A suicide bomb attack in Kabul has killed 16 people, as NATO defence chiefs held their first meeting since taking over command of military operations in southern Afghanistan.
By
AFP

Source:
AFP
9 Sep 2006 - 12:00 AM  UPDATED 22 Aug 2013 - 12:18 PM

The car bomb struck a US military convoy, killing two US soldiers and 14 civilians in one of the deadliest attacks to hit the heavily secured city.

The Kabul blast was less than 100 metres from the barricaded US embassy and scattered human flesh, pieces of the vehicle and rubble across a wide area.

The bodies of two dead soldiers in US uniform were flung about 30 metres from a destroyed Humvee vehicle, next to a turret, which had also been thrown off by the force of the blast.

Immediately afterwards the Humvee and the shattered vehicle that had carried the bomb were in flames as scores of security personnel and firemen rushed to the scene.

Trees caught alight and shop windows were shattered.

"I can confirm there are two US servicemen killed and two wounded," coalition spokesman Colonel Thomas Collins told news agency AFP.

The head of the Kabul criminal investigation department, Alishah Paktiawal, confirmed that 14 Afghans were killed and 29 wounded.

At least four of the dead were municipality workers who had been cleaning the busy road when the blast struck, policemen at the site said.

"It was a huge explosion," said a Kabul traffic policeman who had been about 35 metres from the blast site.
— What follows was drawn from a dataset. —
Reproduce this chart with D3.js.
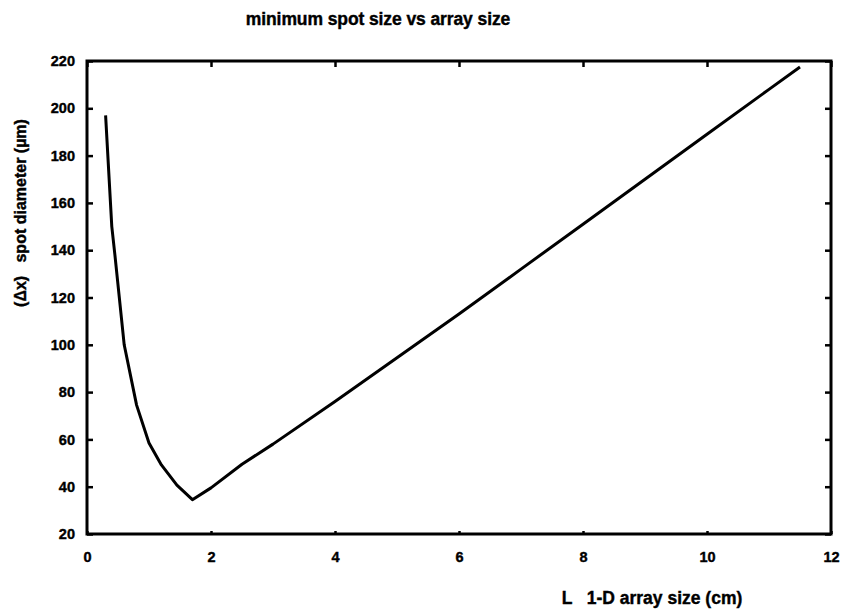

President Hamid Karzai condemned the attack. "Today's heinous act of terrorism is against the values of Islam and humanity," he said in a statement.

The Taliban movement that is waging a guerrilla-style insurgency claimed responsibility for the suicide attack and for another that struck a civilian convoy near the southern city of Kandahar earlier, which killed only the bomber.

Friday's strike in Kabul came amid a surge in violence across the country, with rebels attacking troops in mass formations while keeping up almost daily suicide and roadside blasts targeted mainly at Afghan and foreign soldiers.

The Italian defence ministry said four Italian soldiers were wounded in a bomb blast on Friday in the western city of Farah.

Three British soldiers died on Wednesday while another 14 British personnel were killed when their Nimrod reconnaissance plane crashed last Saturday.

Strong resistance in south

Much of the Taliban-linked violence is in the south, the heartland of the movement and where ISAF took command of 10,000 mainly British, Canadian and Dutch troops on July 31.

About half of the total ISAF force of 21,000 troops from 37 nations is in the less dangerous north, west and in the capital.

The NATO-led force has admitted that the ferocity of the Taliban resistance in the south has been greater than expected.

"The intensity and ferocity of the fighting is far greater than in Iraq on a daily basis," senior British commander Brigadier Ed Butler told British broadcaster ITV News.

NATO's military commander General James Jones called on Thursday for "modest reinforcements" of those down south -- between 2,000 and 2,500 troops that may be moved there from other parts of the country.

Call for reinforcements

The Kabul attack came as NATO allies were due to meet in the Polish capital to discuss the request to bolster their forces.

While the call for more troops and equipment was high on the agenda at the Warsaw talks, but Canadian Colonel Brett Boudreau, spokesman for the chairman of the NATO military committee, insisted it was not a distress signal.

"Speaking of 'reinforcements' is misleading in the context of what General Jones said," Col Boudreau told AFP. "It sounds like we need to call in the cavalry because things are going badly. That's not the case."

He added: "NATO in most operations can get by with about 85 percent of what we say we need. But the base population skill sets do not exist in Afghanistan. So we need to look for 100 percent of force levels and contributions.”

"The issue at this point is that we are engaged in combat in the south and until we can bring the security situation more in line with what it is in the north and west, which is relatively stable and secure … reconstruction and development have stalled," Col Boudreau said.